# Start of DATA EXCERPT

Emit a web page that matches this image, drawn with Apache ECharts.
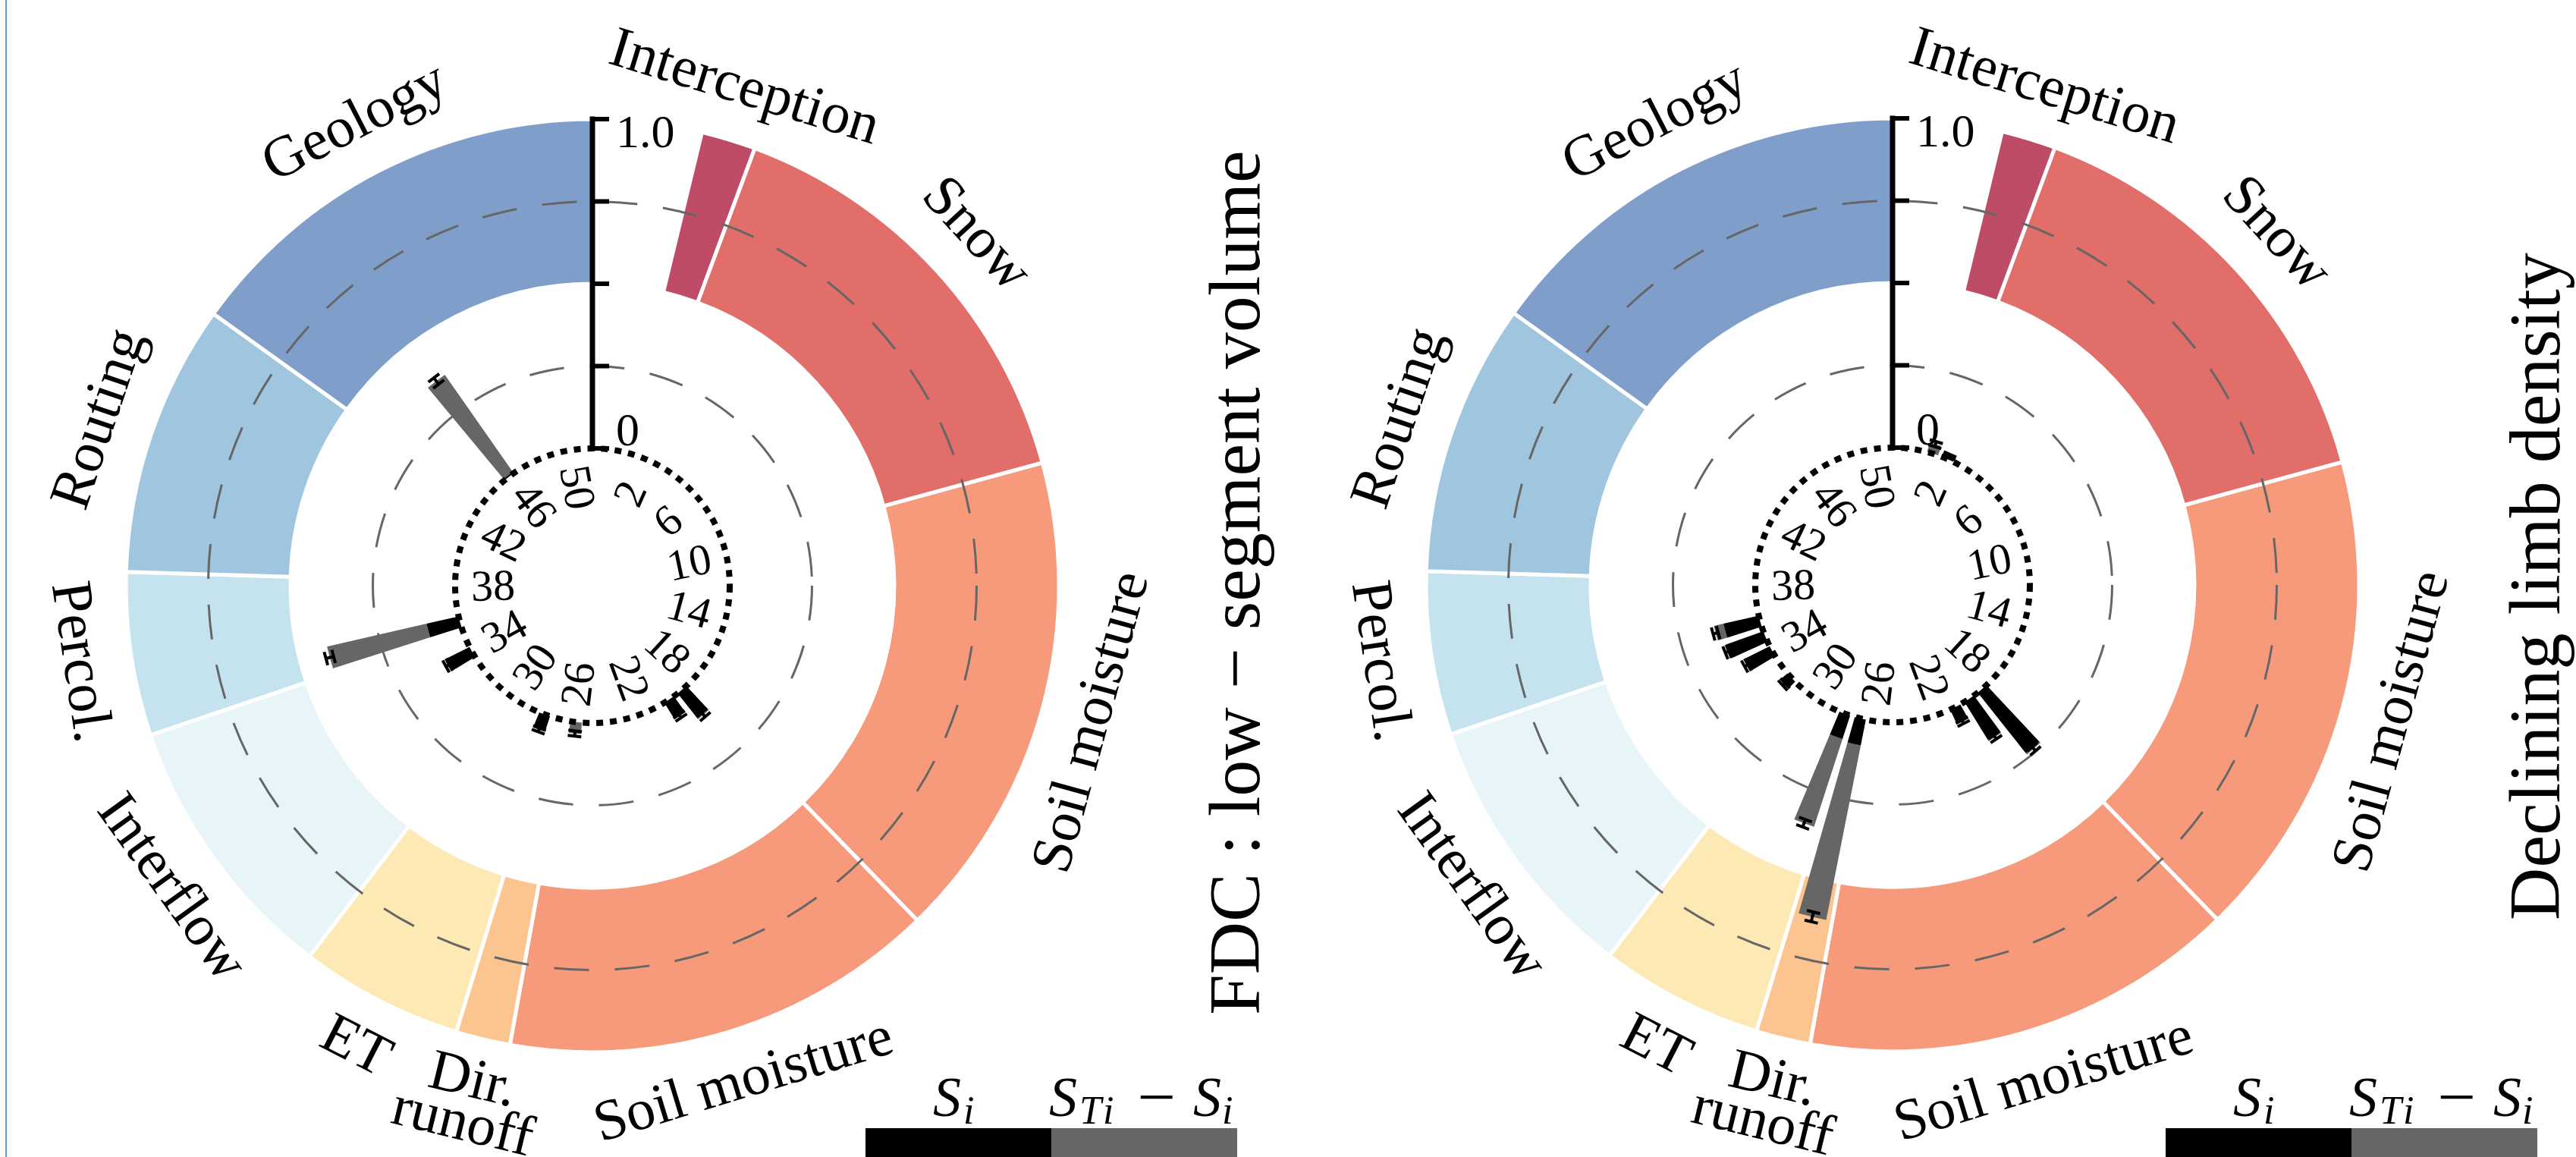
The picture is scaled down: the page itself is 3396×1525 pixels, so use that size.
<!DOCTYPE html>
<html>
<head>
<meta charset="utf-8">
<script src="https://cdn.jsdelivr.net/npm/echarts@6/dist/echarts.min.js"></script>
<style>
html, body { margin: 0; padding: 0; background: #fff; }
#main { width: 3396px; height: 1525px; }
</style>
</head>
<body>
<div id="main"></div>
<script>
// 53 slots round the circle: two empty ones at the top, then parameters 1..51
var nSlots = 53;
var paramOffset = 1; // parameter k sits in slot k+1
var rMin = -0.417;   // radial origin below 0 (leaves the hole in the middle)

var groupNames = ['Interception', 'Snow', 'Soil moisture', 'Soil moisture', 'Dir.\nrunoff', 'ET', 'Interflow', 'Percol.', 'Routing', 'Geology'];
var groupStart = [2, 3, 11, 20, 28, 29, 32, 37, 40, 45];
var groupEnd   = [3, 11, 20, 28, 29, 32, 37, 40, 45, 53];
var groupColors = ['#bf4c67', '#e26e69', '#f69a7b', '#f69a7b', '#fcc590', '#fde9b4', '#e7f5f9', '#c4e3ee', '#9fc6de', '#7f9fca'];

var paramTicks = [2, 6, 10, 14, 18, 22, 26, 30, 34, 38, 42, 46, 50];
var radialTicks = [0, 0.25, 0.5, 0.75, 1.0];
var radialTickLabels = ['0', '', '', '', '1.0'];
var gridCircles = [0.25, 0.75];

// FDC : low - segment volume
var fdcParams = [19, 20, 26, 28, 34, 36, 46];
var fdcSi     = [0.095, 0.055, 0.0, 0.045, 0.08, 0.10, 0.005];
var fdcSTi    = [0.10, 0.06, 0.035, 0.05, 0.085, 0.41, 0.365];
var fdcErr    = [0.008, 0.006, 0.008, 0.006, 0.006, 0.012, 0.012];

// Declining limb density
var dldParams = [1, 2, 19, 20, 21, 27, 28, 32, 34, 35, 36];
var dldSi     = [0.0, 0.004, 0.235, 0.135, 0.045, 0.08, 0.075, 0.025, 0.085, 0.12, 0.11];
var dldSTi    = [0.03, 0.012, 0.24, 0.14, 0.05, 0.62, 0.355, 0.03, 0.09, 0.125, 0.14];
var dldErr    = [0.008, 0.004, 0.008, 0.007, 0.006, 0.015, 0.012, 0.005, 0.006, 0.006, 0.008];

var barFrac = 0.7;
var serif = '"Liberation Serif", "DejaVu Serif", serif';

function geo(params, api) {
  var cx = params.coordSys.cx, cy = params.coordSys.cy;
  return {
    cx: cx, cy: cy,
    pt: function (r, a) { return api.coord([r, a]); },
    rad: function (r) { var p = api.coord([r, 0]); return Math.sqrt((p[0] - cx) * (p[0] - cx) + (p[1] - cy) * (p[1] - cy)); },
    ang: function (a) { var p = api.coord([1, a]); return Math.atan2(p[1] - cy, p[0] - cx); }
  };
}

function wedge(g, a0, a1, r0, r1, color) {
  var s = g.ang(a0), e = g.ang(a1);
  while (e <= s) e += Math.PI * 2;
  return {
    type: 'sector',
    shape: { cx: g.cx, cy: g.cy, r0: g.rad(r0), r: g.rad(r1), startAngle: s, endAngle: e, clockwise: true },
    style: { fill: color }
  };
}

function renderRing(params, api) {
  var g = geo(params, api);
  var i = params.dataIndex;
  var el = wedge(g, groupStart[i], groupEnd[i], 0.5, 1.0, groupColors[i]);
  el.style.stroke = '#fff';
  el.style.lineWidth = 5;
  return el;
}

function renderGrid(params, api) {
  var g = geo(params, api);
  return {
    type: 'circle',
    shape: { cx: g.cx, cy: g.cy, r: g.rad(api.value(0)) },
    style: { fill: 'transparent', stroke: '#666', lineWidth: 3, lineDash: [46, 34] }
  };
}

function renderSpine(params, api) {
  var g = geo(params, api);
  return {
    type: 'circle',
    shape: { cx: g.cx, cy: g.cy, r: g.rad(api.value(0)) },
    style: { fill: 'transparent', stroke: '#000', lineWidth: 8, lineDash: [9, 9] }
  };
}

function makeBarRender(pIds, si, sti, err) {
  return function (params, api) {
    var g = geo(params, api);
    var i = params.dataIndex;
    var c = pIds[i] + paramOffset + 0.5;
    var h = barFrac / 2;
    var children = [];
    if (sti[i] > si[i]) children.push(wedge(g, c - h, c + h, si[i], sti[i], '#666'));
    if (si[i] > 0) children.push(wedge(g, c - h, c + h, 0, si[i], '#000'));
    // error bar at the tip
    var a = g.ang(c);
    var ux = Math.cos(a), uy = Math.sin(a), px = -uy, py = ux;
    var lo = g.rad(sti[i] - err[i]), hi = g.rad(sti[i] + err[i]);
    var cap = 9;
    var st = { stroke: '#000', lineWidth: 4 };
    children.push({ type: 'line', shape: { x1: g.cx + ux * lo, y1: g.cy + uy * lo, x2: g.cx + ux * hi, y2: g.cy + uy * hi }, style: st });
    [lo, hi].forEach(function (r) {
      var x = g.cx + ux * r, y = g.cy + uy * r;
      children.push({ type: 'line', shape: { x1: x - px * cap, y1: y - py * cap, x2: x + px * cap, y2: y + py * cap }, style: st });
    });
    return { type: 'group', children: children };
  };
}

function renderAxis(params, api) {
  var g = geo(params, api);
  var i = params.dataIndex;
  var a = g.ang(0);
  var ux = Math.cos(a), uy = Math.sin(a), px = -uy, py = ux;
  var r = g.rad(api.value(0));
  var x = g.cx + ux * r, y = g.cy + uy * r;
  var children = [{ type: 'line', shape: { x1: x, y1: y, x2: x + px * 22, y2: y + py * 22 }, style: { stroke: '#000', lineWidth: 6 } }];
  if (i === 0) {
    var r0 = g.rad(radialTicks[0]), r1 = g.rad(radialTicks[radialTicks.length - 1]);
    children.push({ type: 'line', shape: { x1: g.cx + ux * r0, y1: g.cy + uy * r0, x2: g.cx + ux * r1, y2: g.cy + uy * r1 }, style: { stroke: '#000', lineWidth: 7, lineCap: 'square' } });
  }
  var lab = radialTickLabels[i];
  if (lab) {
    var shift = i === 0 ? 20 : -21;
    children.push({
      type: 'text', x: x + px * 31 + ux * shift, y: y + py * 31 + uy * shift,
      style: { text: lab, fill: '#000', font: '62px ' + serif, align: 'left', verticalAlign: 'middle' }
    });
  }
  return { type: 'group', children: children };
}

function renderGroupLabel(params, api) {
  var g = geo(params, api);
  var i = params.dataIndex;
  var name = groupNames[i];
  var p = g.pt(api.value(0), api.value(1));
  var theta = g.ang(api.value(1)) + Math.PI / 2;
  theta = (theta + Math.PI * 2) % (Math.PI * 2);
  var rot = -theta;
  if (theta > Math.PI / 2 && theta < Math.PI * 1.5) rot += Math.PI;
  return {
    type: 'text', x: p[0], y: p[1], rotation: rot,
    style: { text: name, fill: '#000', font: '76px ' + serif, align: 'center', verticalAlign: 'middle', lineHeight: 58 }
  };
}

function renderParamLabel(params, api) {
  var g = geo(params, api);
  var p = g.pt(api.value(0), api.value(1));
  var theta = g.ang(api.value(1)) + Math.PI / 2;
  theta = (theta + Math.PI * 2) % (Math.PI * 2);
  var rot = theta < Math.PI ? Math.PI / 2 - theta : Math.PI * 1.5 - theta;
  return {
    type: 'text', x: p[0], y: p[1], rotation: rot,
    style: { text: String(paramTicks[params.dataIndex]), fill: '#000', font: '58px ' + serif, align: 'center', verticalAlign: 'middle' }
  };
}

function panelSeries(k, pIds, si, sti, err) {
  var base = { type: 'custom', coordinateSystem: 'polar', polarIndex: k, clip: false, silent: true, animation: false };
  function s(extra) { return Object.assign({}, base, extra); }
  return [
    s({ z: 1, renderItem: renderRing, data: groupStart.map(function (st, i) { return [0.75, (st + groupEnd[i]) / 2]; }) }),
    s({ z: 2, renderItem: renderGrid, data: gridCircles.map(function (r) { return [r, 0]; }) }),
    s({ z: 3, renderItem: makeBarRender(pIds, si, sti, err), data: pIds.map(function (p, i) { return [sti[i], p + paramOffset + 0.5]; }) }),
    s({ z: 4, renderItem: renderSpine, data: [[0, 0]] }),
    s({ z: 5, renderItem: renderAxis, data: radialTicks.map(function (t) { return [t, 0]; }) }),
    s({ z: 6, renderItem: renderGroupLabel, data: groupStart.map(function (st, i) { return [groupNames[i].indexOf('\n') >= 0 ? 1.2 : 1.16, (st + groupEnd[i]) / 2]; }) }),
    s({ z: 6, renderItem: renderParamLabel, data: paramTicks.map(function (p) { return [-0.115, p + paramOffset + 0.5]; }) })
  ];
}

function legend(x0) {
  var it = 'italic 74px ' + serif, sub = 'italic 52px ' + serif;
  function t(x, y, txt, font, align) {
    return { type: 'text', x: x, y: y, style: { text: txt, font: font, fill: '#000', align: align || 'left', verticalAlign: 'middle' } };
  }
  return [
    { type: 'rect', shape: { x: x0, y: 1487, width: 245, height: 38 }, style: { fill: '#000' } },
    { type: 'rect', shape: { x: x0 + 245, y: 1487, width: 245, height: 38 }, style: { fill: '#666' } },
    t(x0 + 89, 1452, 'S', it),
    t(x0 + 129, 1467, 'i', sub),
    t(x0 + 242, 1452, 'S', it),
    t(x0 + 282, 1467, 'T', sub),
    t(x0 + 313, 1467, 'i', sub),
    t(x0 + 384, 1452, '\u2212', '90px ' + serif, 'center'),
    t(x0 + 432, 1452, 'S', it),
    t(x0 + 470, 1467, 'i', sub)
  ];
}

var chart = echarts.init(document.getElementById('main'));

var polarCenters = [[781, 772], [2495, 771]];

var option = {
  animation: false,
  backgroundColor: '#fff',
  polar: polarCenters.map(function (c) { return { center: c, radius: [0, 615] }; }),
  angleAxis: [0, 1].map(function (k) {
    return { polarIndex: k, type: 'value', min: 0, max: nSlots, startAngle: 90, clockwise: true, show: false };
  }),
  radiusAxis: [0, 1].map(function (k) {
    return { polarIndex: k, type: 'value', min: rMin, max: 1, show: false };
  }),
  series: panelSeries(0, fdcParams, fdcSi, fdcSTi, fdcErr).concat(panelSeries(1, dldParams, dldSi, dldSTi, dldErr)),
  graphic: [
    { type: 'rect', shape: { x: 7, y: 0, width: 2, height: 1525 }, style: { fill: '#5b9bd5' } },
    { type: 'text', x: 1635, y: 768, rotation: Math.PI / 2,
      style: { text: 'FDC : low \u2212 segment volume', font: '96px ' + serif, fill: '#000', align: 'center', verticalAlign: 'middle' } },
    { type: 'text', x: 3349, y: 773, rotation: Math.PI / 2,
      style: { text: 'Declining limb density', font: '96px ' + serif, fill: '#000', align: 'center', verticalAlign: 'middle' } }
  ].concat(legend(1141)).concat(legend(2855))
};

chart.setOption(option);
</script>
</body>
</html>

# End of DATA EXCERPT

_WRITTEN REQUEST_.
Return exactly the lines above from the line that has "The picture is" through the line that has "var rMin = -0.417;", inclusive, and nothing else.

_EXERCISE RESPONSE_.
The picture is scaled down: the page itself is 3396×1525 pixels, so use that size.
<!DOCTYPE html>
<html>
<head>
<meta charset="utf-8">
<script src="https://cdn.jsdelivr.net/npm/echarts@6/dist/echarts.min.js"></script>
<style>
html, body { margin: 0; padding: 0; background: #fff; }
#main { width: 3396px; height: 1525px; }
</style>
</head>
<body>
<div id="main"></div>
<script>
// 53 slots round the circle: two empty ones at the top, then parameters 1..51
var nSlots = 53;
var paramOffset = 1; // parameter k sits in slot k+1
var rMin = -0.417;   // radial origin below 0 (leaves the hole in the middle)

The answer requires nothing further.